I'm going to use an electric burner to heat it with either AMNPS or cast iron pan for smoke.
 
Thanks for the feedback.  If I just used this for cold smoking, what temperature is it typically going to?  I think I saw 160-180 or so.  If I used the A-maz-N, could I use that right inside of the smoke house or would it create too much smoke?

I do think I'll cut it down and make a smaller unit.  Maybe just get one unit and cut that in half and invert it.  That would give me a 2x4x8, but I could cut the height down too if I needed.
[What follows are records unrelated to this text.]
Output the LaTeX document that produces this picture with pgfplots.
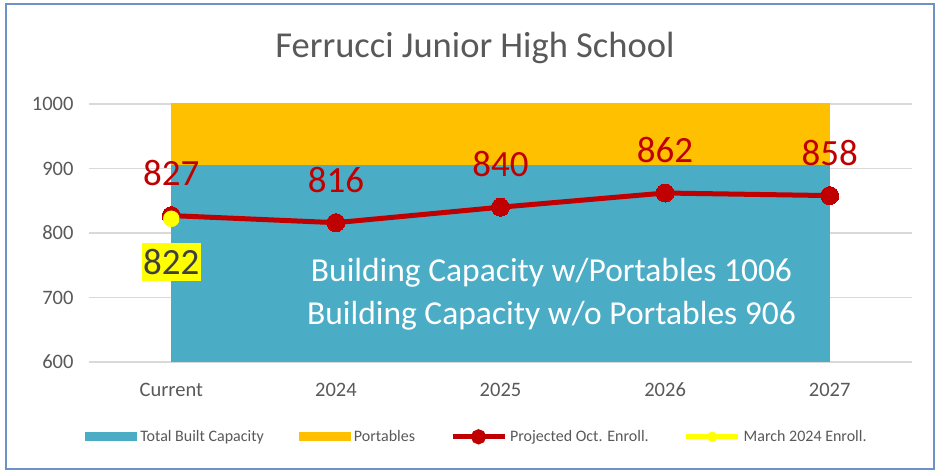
\documentclass[border=0pt]{standalone}
\usepackage{pgfplots}
\pgfplotsset{compat=1.18}
\usepackage{fontspec}
\setmainfont{Carlito}
\definecolor{capblue}{RGB}{75,172,198}
\definecolor{portorange}{RGB}{255,192,0}
\definecolor{enrred}{RGB}{192,0,0}
\definecolor{marchyel}{RGB}{255,255,0}
\definecolor{txtgray}{RGB}{89,89,89}
\definecolor{gridgray}{RGB}{217,217,217}
\definecolor{framecol}{RGB}{110,145,200}
\begin{document}
\begin{tikzpicture}
\fill[white] (0,0) rectangle (938pt,473pt);
\useasboundingbox (0,0) rectangle (938pt,473pt);
\draw[framecol, line width=1.5pt] (6pt,4pt) rectangle (934pt,469pt);
\begin{axis}[
  at={(89pt,111pt)}, anchor=south west,
  scale only axis, width=823pt, height=258pt,
  xmin=-0.5, xmax=4.5, ymin=600, ymax=1000,
  xtick={0,1,2,3,4},
  xticklabels={Current,2024,2025,2026,2027},
  ytick={600,700,800,900,1000},
  axis line style={draw=none},
  major tick length=0pt,
  ymajorgrids, grid style={gridgray, line width=1.2pt},
  /pgf/number format/assume math mode=true,
  /pgf/number format/1000 sep={},
  tick label style={font=\fontsize{20.5}{24}\selectfont, text=txtgray},
  yticklabel style={anchor=east, xshift=-12pt},
  xticklabel style={anchor=center, yshift=-28pt},
  title={Ferrucci Junior High School},
  title style={font=\fontsize{36.5}{40}\selectfont, text=txtgray, at={(0.469,1)}, anchor=center, yshift=50pt},
  legend columns=-1,
  legend style={at={(0.472,-0.29)}, anchor=center, draw=none, fill=none,
    font=\fontsize{16}{19}\selectfont, text=txtgray,
    /tikz/every even column/.append style={column sep=32pt},
    nodes={inner sep=3pt}},
]
\addplot[fill=capblue, draw=none,
  legend image code/.code={\fill[capblue] (0pt,-4.5pt) rectangle (52pt,4.5pt);}]
  coordinates {(0,600) (0,906) (4,906) (4,600)} -- cycle;
\addlegendentry{Total Built Capacity}
\addplot[fill=portorange, draw=none,
  legend image code/.code={\fill[portorange] (0pt,-4.5pt) rectangle (52pt,4.5pt);}]
  coordinates {(0,906) (0,1006) (4,1006) (4,906)} -- cycle;
\addlegendentry{Portables}
\addplot[enrred, line width=5pt, mark=*, mark size=9pt,
  mark options={solid, fill=enrred, draw=enrred, line width=0pt},
  point meta=explicit symbolic,
  nodes near coords,
  every node near coord/.append style={anchor=center, yshift=43pt,
    font=\fontsize{37}{40}\selectfont, text=enrred},
  legend image code/.code={\draw[enrred, line width=5pt] (0pt,0pt) -- (52pt,0pt);
    \fill[enrred] (26pt,0pt) circle (5pt);}]
  coordinates {(0,827) [827] (1,816) [816] (2,840) [840] (3,862) [862] (4,858) [858]};
\addlegendentry{Projected Oct. Enroll.}
\addplot[marchyel, only marks, mark=*, mark size=8pt,
  mark options={fill=marchyel, draw=marchyel},
  point meta=explicit symbolic,
  nodes near coords,
  every node near coord/.append style={anchor=center, yshift=-43pt,
    font=\fontsize{37}{40}\selectfont, text={rgb,255:red,64;green,64;blue,64},
    fill=marchyel, inner xsep=1.5pt, inner ysep=6pt},
  legend image code/.code={\draw[marchyel, line width=5pt] (0pt,0pt) -- (52pt,0pt);
    \fill[marchyel] (26pt,0pt) circle (5pt);}]
  coordinates {(0,822) [822]};
\addlegendentry{March 2024 Enroll.}
\node[text=white, align=center, font=\fontsize{33.5}{43}\selectfont]
  at (axis cs:2.31,705) {Building Capacity w/Portables 1006\\Building Capacity w/o Portables 906};
\end{axis}
\end{tikzpicture}
\end{document}
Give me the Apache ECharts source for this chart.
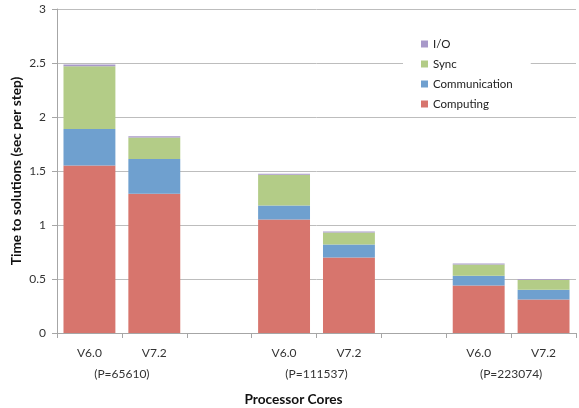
<!DOCTYPE html>
<html><head><meta charset="utf-8">
<script src="https://cdn.jsdelivr.net/npm/echarts@6/dist/echarts.min.js"></script>
<style>html,body{margin:0;padding:0;background:#fff}#c{width:579px;height:408px}</style>
</head><body><div id="c"></div>
<script>
var categories = ['V6.0', 'V7.2', '', 'V6.0', 'V7.2', '', 'V6.0', 'V7.2'];
var groupLabels = ['', '(P=65610)', '', '', '(P=111537)', '', '', '(P=223074)', ''];
var computing = [1.55, 1.29, null, 1.05, 0.70, null, 0.44, 0.31];
var communication = [0.34, 0.32, null, 0.13, 0.12, null, 0.09, 0.09];
var sync = [0.58, 0.20, null, 0.285, 0.11, null, 0.105, 0.09];
var io = [0.015, 0.012, null, 0.01, 0.01, null, 0.008, 0.007];
var yTicks = [0, 0.5, 1, 1.5, 2, 2.5, 3];

var font = 'Lato, "Open Sans", sans-serif';
var chart = echarts.init(document.getElementById('c'));
function ser(name, data, color) {
  return { name: name, type: 'bar', stack: 'total', data: data, barCategoryGap: '20%',
    itemStyle: { color: color }, emphasis: { disabled: true } };
}
chart.setOption({
  animation: false,
  grid: { left: 57, right: 3, top: 9, bottom: 75, containLabel: false, outerBoundsMode: 'none' },
  legend: {
    data: ['I/O', 'Sync', 'Communication', 'Computing'],
    orient: 'vertical', left: 403, top: 36, itemGap: 8,
    itemWidth: 7, itemHeight: 7, icon: 'rect',
    backgroundColor: '#fff', padding: [2, 18, 2, 18],
    textStyle: { fontFamily: font, fontSize: 11.5, color: '#222', padding: [0, 0, 0, 0] }
  },
  xAxis: [{
    type: 'category', data: categories,
    axisLine: { lineStyle: { color: '#a6a6a6' } },
    axisTick: { show: true, interval: 0, length: 5, lineStyle: { color: '#a6a6a6' } },
    axisLabel: { interval: 0, fontFamily: font, fontSize: 12, color: '#333', margin: 14 },
    name: 'Processor Cores', nameLocation: 'middle', nameGap: 60, nameMoveOverlap: false,
    nameTextStyle: { fontFamily: font, fontSize: 13.7, fontWeight: 'bold', color: '#111', padding: [0, 46, 0, 0] }
  }, {
    type: 'category', data: groupLabels, boundaryGap: false, position: 'bottom',
    axisLine: { show: false }, axisTick: { show: false }, splitLine: { show: false },
    axisLabel: { interval: 0, fontFamily: font, fontSize: 12, color: '#333', margin: 35 }
  }],
  yAxis: {
    type: 'value', min: 0, max: 3, interval: 0.5,
    axisLine: { show: true, lineStyle: { color: '#a6a6a6' } },
    axisTick: { show: true, length: 5, lineStyle: { color: '#a6a6a6' } },
    axisLabel: { fontFamily: font, fontSize: 12, color: '#333', margin: 11,
      formatter: function (v) { return yTicks.indexOf(v) >= 0 ? String(v) : ''; } },
    splitLine: { lineStyle: { color: '#bdbdbd', width: 1 } },
    name: 'Time to solutions (sec per step)', nameLocation: 'middle', nameGap: 33, nameMoveOverlap: false,
    nameTextStyle: { fontFamily: font, fontSize: 13.7, fontWeight: 'bold', color: '#111' }
  },
  series: [
    ser('Computing', computing, '#D7756D'),
    ser('Communication', communication, '#6FA0CF'),
    ser('Sync', sync, '#B3CC87'),
    ser('I/O', io, '#A899C9')
  ]
});
</script></body></html>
Pops, I saw your smokehouse build, how hot have you had temps in that unit?  Now that it's seasoned is there less concern about toxins being released from the heat?


I typically run the unit 225° to 270° or so.  Did the initial burnoff and the emissions lasted maybe 10 minutes at the most; absolutely nothing after that and have done more than 100 smokes on it now.  It just isn't a big deal at all.  The only fumes I smell are from the smoking wood I'm burning and trying to get to smolder and smoke, lol!  It is just exceedingly simple!  I did replace the drip pans yesterday, was at the Dollar store and picked up two turkey roaster pans, buckapiece.   Sweep it out now and then, but that's about it!  Biggest thing is catching the drippings successfully and it does that quite well and minimizes the chance of fire by not having grease dripping from anything.